Quando nos lembramos que convivemos com
essa ignomínia por quase quatro séculos, 93% da nossa história desde a chegada
do navegador português Pedro Álvares Cabral, fica bastante fácil entender a
principal razão do nosso fracasso como nação. Como a abolição da escravidão não
foi aceita pelas oligarquias rurais, a situação de apartheid da população negra
foi mantida por meio de ardis como permitir que os ex-escravos pudessem estudar
em escolas construídas a uma enorme distância de onde eles moravam.
Os oligarcas ficaram tão furiosos com a
perda de “patrimônio” (os africanos escravizados e vendidos como mercadoria
durante quase 400 anos) que imediatamente exigiram do então governo monárquico
compensação financeira. Em seguida, conspiraram com os militares para derrubar
o imperador Dom Pedro II, instituir uma República e forçar os novos governantes
a criar incentivos para atrair imigrantes do Japão e da Europa. No caso dos
europeus, o objetivo declarado foi o de “embranquecer” a força de trabalho,
dominada pelos negros.
Como poderia dar certo uma República no
ódio a uma população sequestrada em seu país e que, portanto, não veio para cá
por decisão própria. A escravidão e a tentativa das elites de convencer os
brasileiros de que somos uma democracia racial amaldiçoaram o Brasil.

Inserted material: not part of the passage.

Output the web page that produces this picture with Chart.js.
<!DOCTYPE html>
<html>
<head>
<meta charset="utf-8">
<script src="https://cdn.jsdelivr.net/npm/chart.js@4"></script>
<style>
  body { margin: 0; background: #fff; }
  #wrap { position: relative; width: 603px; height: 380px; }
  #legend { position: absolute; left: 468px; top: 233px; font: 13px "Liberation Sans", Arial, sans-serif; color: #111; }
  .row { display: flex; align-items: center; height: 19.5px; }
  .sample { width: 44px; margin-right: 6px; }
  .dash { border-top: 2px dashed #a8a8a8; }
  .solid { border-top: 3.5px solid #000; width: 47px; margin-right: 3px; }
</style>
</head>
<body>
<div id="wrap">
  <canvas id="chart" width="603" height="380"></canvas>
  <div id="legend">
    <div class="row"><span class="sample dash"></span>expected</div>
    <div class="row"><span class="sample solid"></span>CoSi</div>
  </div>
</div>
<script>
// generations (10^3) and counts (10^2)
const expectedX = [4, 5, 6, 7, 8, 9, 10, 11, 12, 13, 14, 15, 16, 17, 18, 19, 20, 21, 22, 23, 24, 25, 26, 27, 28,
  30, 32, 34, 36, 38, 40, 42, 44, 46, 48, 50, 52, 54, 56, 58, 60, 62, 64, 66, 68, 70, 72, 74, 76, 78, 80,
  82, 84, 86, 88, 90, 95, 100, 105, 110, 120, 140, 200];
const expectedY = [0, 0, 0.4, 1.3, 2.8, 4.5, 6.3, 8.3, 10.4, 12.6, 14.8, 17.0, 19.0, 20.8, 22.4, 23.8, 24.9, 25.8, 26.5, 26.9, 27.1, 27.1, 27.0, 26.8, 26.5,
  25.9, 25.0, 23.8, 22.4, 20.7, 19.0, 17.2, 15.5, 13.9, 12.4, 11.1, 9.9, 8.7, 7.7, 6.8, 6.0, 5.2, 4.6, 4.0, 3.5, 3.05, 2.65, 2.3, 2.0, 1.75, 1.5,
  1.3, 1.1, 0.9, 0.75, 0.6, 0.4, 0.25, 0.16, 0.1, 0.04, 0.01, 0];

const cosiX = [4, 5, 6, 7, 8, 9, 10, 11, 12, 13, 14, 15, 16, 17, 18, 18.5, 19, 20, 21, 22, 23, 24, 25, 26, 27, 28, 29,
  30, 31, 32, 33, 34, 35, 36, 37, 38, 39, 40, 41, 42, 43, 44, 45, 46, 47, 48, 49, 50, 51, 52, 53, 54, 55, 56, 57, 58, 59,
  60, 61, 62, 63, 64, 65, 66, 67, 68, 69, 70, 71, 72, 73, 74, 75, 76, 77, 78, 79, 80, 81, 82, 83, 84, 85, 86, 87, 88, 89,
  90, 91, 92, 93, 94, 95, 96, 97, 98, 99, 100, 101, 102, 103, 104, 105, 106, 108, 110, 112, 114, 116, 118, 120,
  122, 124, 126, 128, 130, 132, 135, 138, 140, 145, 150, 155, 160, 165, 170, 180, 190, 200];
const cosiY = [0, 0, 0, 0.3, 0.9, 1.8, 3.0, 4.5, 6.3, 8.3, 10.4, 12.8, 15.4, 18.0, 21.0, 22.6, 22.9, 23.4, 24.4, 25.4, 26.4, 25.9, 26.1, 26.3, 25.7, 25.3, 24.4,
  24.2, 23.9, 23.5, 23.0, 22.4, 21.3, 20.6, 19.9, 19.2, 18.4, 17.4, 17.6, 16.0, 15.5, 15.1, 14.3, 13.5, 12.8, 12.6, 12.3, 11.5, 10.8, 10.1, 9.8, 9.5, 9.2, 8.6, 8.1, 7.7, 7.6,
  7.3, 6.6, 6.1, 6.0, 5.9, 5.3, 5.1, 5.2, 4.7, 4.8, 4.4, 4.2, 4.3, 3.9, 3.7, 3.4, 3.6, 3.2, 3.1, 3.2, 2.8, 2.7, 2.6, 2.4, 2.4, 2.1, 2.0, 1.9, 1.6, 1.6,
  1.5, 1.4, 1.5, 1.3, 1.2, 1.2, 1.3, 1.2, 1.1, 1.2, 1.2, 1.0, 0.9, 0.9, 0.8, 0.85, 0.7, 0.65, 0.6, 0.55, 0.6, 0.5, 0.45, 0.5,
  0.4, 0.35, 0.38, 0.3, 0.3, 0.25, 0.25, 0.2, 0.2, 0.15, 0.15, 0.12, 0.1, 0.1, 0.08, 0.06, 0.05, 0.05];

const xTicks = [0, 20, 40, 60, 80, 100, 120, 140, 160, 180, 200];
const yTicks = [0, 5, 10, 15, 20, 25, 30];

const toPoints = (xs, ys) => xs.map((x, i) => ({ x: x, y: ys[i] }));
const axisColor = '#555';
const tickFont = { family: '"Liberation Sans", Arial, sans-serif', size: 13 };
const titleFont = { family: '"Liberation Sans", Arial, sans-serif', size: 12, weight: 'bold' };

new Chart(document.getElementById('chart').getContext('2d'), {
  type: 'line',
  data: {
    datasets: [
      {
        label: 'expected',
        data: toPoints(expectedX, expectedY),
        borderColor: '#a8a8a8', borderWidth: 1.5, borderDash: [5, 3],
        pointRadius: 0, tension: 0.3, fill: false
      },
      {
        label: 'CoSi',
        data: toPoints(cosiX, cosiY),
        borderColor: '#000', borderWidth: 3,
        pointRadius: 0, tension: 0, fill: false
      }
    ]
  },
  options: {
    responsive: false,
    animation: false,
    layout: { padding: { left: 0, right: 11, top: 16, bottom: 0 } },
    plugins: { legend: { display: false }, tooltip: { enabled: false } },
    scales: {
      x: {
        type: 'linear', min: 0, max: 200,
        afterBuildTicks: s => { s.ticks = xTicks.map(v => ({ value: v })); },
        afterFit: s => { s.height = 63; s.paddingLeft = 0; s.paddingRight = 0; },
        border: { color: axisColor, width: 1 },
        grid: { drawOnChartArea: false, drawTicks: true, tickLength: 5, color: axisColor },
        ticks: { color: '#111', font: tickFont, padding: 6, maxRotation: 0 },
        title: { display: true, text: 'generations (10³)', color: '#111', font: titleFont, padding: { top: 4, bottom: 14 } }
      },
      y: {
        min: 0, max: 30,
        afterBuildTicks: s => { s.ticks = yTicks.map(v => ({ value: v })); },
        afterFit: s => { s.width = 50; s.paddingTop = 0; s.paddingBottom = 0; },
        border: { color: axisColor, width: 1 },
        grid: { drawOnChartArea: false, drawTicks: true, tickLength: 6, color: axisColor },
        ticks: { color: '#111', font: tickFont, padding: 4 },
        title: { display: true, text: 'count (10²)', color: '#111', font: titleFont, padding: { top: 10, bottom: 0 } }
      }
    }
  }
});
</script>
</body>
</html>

A longeva escravidão consagrou neste país a
ideia de que existem cidadãos de duas classes, sendo que a mais numerosa, os
negros, são uma categoria inferior, destinada a sempre exercer funções
sucedâneas. O caso da família brasileira, de classe média alta, denunciada nos
Estados Unidos por não pagar salário à empregada, negra, que eles levaram do
Brasil mostra a mentalidade, no que diz respeito às relações sociais
predominantes.
O racismo contra os negros, mais do que o
manifestado a minorias como os indígenas, era e será a principal característica
nacional por muito tempo ainda ou mesmo para sempre, como constatou, frustrado,
o abolicionista Joaquim Nabuco. Em discurso proferido no Congresso Nacional,
Nabuco lamentou profundamente o atraso do Brasil em eliminar aquela
barbaridade.
O país foi o último das Américas a abolir a
escravidão. Diz-se que Dom Pedro II desejou fazer isso bem antes de maio de
1888. O problema é que os produtores rurais ameaçavam pegar em armas para
defender o regime escravocrata, a prova definitiva de que a sociedade humana é
fundada no ódio ao outro, se é que ainda havia necessidade de se provar
qualquer coisa. O Brasil avançou em algumas questões referentes à reparação da
população negro pelos males impingidos a eles durante a escravidão e mesmo
depois. O sistema de cotas nas universidades públicas estão uma verdadeira
revolução na formação universitária dos negros e pobres no Brasil. Nada mais
apropriado, as universidades são públicas, portanto, no país de maior
desigualdade de renda, elas deveriam funcionar desde sempre como uma forma, por
meio da educação, de reduzir essa distância.
Um comentário:
Darcy Ribeiro também descreveu esta realidade, mas era mais otimista com nosso futuro... Conheceu os indígenas como poucos, e defendeu nossa Educação acima de tudo! Quando vemos o ministério da DESeducação de Bolsonaro fazer uma atrocidade depois da outra, quando vemos um canalha suceder outro canalha neste ministério (Abraham Weintraub, pastor Milton Ribeiro, Decotelli e outros criminosos), temos certeza que a intenção do GENOCIDA sempre foi a de DESTRUIR o que dezenas de gerações de educadores (como Anísio Teixeira, Paulo Freire, Darcy Ribeiro, Cristovam Buarque, etc.) tanto lutaram para estabelecer no nosso país.